Treat small samples cautiously — a setup with eight trades behind it isn't telling you much. Wait for a reasonable sample per setup before acting on its numbers, especially for setups you trade rarely.

Step 3: cut the losers, size up the winners

With the setups ranked by expectancy, the action is simple and slightly uncomfortable: stop trading the setups with negative expectancy, and put more size and attention on the ones that consistently make money. Most traders resist this because the losing setup is often the one they find most exciting or the one their identity is attached to. The journal's job is to overrule that attachment with data.

This is also where position sizing stops being arbitrary. If one setup has clearly higher expectancy and a robust sample, it's the rational place to carry your larger size, while marginal setups get small size or get cut. Sizing to your edge — rather than to your mood or conviction in the moment — is one of the highest-leverage changes a journal makes possible.

Step 4: slice by session and time of day

Setup performance isn't uniform across the day. The same breakout that prints during the New York open can be a chop-machine in the lunch lull. After you've grouped by setup, slice each setup by session — Asia, London, NY open, NY afternoon — and you'll often find that a setup with mediocre overall numbers is actually excellent in one window and terrible in another. The fix isn't to abandon the setup; it's to only trade it when it works.

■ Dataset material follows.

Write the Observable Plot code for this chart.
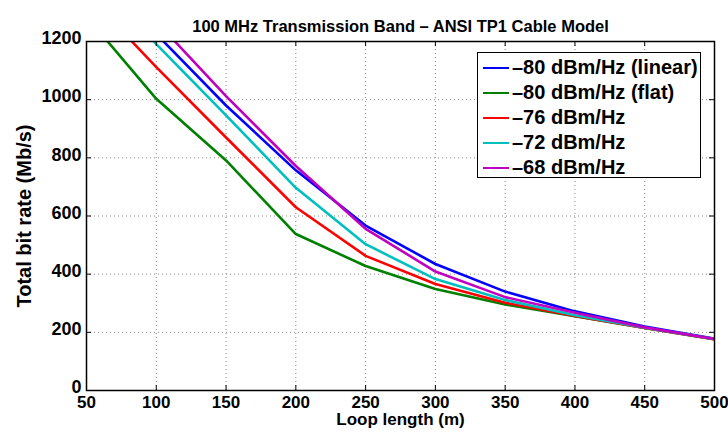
<!DOCTYPE html>
<html>
<head>
<meta charset="utf-8">
<script src="https://cdn.jsdelivr.net/npm/d3@7"></script>
<script src="https://cdn.jsdelivr.net/npm/@observablehq/plot@0.6"></script>
<style>
  html, body { margin: 0; padding: 0; background: #fff; }
  #wrap { position: relative; width: 728px; height: 433px; font-family: "Liberation Sans", Arial, sans-serif; }
  #legend { position: absolute; left: 477px; top: 52px; width: 224px; height: 126px; border: 1.5px solid #000; background: #fff; box-sizing: border-box; padding-top: 2px; }
  .row { height: 25px; display: flex; align-items: center; font-weight: bold; font-size: 20px; color: #000; white-space: nowrap; }
  .sw { width: 26px; height: 0; border-top: 2.5px solid; margin-left: 5px; margin-right: 3px; }
</style>
</head>
<body>
<div id="wrap"></div>
<script>
const title = "100 MHz Transmission Band \u2013 ANSI TP1 Cable Model";
const xLabel = "Loop length (m)";
const yLabel = "Total bit rate (Mb/s)";
const lengths = [50, 100, 150, 200, 250, 300, 350, 400, 450, 500];
const seriesNames = ["\u201380 dBm/Hz (linear)", "\u201380 dBm/Hz (flat)", "\u201376 dBm/Hz", "\u201372 dBm/Hz", "\u201368 dBm/Hz"];
const seriesColors = ["#0000ff", "#008000", "#ff0000", "#00bfbf", "#bf00bf"];
const linear80 = [1500, 1226, 980, 757, 567, 435, 340, 272, 220, 178];
const flat80   = [1286, 1003, 791, 538, 428, 349, 296, 255, 215, 176];
const psd76    = [1364, 1112, 870, 630, 463, 366, 302, 256, 215, 176];
const psd72    = [1466, 1191, 946, 697, 503, 383, 311, 259, 216, 177];
const psd68    = [1545, 1269, 1012, 772, 556, 409, 321, 267, 217, 177];
const xTicks = [50, 100, 150, 200, 250, 300, 350, 400, 450, 500];
const yTicks = [0, 200, 400, 600, 800, 1000, 1200];

const seriesValues = [linear80, flat80, psd76, psd72, psd68];
const rows = [];
seriesNames.forEach((name, i) => {
  lengths.forEach((len, j) => rows.push({series: name, length: len, rate: seriesValues[i][j]}));
});

const W = 728, H = 433;
const mL = 86, mR = 14, mT = 41, mB = 43;
const fw = W - mL - mR, fh = H - mT - mB;
const tick = 5;
const font = "Liberation Sans, Arial, sans-serif";

const chart = Plot.plot({
  width: W, height: H,
  marginLeft: mL, marginRight: mR, marginTop: mT, marginBottom: mB,
  style: {fontFamily: font, background: "#fff", overflow: "visible"},
  x: {domain: [50, 500], ticks: xTicks},
  y: {domain: [0, 1200], ticks: yTicks},
  color: {domain: seriesNames, range: seriesColors},
  marks: [
    Plot.ruleX(xTicks.slice(1, -1), {x: d => d, stroke: "#888", strokeWidth: 1, strokeDasharray: "1,3"}),
    Plot.ruleY(yTicks.slice(1, -1), {y: d => d, stroke: "#888", strokeWidth: 1, strokeDasharray: "1,3"}),
    Plot.line(rows, {x: "length", y: "rate", z: "series", stroke: "series", strokeWidth: 2.6, clip: true}),
    Plot.ruleX(xTicks, {x: d => d, stroke: "#000", strokeWidth: 1, insetTop: fh - tick}),
    Plot.ruleX(xTicks, {x: d => d, stroke: "#000", strokeWidth: 1, insetBottom: fh - tick}),
    Plot.ruleY(yTicks, {y: d => d, stroke: "#000", strokeWidth: 1, insetRight: fw - tick}),
    Plot.ruleY(yTicks, {y: d => d, stroke: "#000", strokeWidth: 1, insetLeft: fw - tick}),
    Plot.frame({stroke: "#000", strokeWidth: 1.5}),
    Plot.axisX({ticks: xTicks, tickSize: 0, tickPadding: 5, fontSize: 17, fontWeight: "bold", label: null, tickFormat: d => String(d)}),
    Plot.axisY({ticks: yTicks, tickSize: 0, tickPadding: 5, dy: -3, fontSize: 18, fontWeight: "bold", label: null, tickFormat: d => String(d)}),
    Plot.text([title], {frameAnchor: "top", dy: -21, text: d => d, fontSize: 16.5, fontWeight: "bold", fill: "#000"}),
    Plot.text([xLabel], {frameAnchor: "bottom", dy: 34.5, text: d => d, fontSize: 17, fontWeight: "bold", fill: "#000"}),
    Plot.text([yLabel], {frameAnchor: "left", dx: -62, textAnchor: "middle", text: d => d, rotate: -90, fontSize: 20, fontWeight: "bold", fill: "#000"})
  ]
});

const wrap = document.getElementById("wrap");
wrap.appendChild(chart);
const legend = document.createElement("div");
legend.id = "legend";
seriesNames.forEach((name, i) => {
  const r = document.createElement("div");
  r.className = "row";
  const sw = document.createElement("span");
  sw.className = "sw";
  sw.style.borderTopColor = seriesColors[i];
  const t = document.createElement("span");
  t.textContent = name;
  r.appendChild(sw); r.appendChild(t);
  legend.appendChild(r);
});
wrap.appendChild(legend);
</script>
</body>
</html>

These slices compound. "VWAP reclaim, NY open only" might be your single best edge, hiding inside an all-day average that looked unremarkable. A [trading journal](/trading-journal) that lets you filter trades by setup and session is what makes this analysis a few clicks rather than a weekend spreadsheet project — and FundedNotes computes win rate and expectancy per group automatically from your imported trades.

Frequently asked questions

How do I find my most profitable trading setup?

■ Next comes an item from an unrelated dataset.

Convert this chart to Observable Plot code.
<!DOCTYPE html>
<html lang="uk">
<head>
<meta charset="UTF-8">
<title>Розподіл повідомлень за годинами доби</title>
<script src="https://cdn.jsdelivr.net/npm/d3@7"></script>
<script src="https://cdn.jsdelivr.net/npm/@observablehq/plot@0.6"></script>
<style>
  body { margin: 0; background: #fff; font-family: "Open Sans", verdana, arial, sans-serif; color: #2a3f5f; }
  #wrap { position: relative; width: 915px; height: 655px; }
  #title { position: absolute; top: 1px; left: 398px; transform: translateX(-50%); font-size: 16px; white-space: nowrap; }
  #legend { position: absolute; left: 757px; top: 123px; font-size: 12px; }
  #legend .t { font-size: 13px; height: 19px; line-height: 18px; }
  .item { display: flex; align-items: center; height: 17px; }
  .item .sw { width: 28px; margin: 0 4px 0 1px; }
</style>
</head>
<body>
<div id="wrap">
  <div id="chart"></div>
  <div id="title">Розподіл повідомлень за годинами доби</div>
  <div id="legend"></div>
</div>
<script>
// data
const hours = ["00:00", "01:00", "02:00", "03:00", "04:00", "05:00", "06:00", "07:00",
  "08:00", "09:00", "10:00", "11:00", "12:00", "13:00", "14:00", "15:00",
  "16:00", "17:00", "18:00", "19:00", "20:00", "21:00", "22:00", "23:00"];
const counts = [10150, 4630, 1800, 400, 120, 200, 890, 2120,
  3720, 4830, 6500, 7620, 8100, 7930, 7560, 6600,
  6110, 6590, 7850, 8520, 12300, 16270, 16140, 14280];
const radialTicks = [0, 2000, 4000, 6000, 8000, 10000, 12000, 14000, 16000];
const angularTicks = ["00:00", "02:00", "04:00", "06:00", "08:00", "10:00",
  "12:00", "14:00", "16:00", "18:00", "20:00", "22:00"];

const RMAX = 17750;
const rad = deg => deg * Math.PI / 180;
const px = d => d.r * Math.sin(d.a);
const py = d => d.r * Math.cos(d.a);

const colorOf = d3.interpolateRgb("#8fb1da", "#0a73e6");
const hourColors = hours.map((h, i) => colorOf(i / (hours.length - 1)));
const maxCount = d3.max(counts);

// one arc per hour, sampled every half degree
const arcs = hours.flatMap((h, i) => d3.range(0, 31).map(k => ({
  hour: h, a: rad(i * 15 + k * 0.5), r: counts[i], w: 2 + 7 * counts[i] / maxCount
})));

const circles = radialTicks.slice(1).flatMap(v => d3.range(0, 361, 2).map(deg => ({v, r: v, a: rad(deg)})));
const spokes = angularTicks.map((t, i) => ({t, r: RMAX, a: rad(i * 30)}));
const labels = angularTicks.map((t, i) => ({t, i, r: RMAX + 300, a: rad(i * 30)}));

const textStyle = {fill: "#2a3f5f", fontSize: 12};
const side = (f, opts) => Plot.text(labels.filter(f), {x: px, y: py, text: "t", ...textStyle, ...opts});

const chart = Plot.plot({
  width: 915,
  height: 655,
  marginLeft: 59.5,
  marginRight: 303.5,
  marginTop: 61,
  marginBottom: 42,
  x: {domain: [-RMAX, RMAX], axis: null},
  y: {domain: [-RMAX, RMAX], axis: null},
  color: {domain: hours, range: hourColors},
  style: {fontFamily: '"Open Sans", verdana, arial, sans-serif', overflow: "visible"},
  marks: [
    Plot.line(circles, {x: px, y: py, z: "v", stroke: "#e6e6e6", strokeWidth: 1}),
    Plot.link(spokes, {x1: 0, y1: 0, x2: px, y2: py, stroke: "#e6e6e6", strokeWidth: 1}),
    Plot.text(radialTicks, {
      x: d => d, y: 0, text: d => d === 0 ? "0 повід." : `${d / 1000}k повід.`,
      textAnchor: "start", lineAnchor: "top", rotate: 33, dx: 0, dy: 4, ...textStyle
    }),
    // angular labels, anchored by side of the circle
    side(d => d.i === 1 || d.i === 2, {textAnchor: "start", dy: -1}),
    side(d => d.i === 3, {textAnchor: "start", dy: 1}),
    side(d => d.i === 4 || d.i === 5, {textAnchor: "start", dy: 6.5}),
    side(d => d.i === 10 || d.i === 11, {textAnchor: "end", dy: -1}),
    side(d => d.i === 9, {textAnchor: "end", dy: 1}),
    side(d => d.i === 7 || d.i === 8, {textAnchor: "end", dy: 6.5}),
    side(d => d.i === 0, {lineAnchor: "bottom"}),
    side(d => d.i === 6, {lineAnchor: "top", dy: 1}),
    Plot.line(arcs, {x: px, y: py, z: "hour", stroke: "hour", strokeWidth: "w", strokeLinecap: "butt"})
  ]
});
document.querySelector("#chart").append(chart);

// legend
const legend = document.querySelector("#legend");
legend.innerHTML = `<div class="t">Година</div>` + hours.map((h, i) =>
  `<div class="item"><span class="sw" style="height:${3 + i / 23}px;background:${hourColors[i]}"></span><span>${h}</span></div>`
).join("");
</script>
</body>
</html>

Tag every trade with the setup you played, then group your history by setup and compare expectancy (average profit per trade) for each. The setup with the highest expectancy over a reasonable sample is your best edge — which is often not the one that wins most often.

Should I judge a setup by win rate?

No. Win rate alone is misleading because a setup can win often while losing money on large losers. Use expectancy or profit factor, which account for the size of winners versus losers, to decide whether a setup actually makes money.

Why slice setups by time of day?

Because the same setup can be excellent in one session and terrible in another. Slicing each setup by session — NY open, lunch, afternoon — often reveals that a mediocre overall average hides a strong edge in one specific window you should trade and a weak one you should avoid.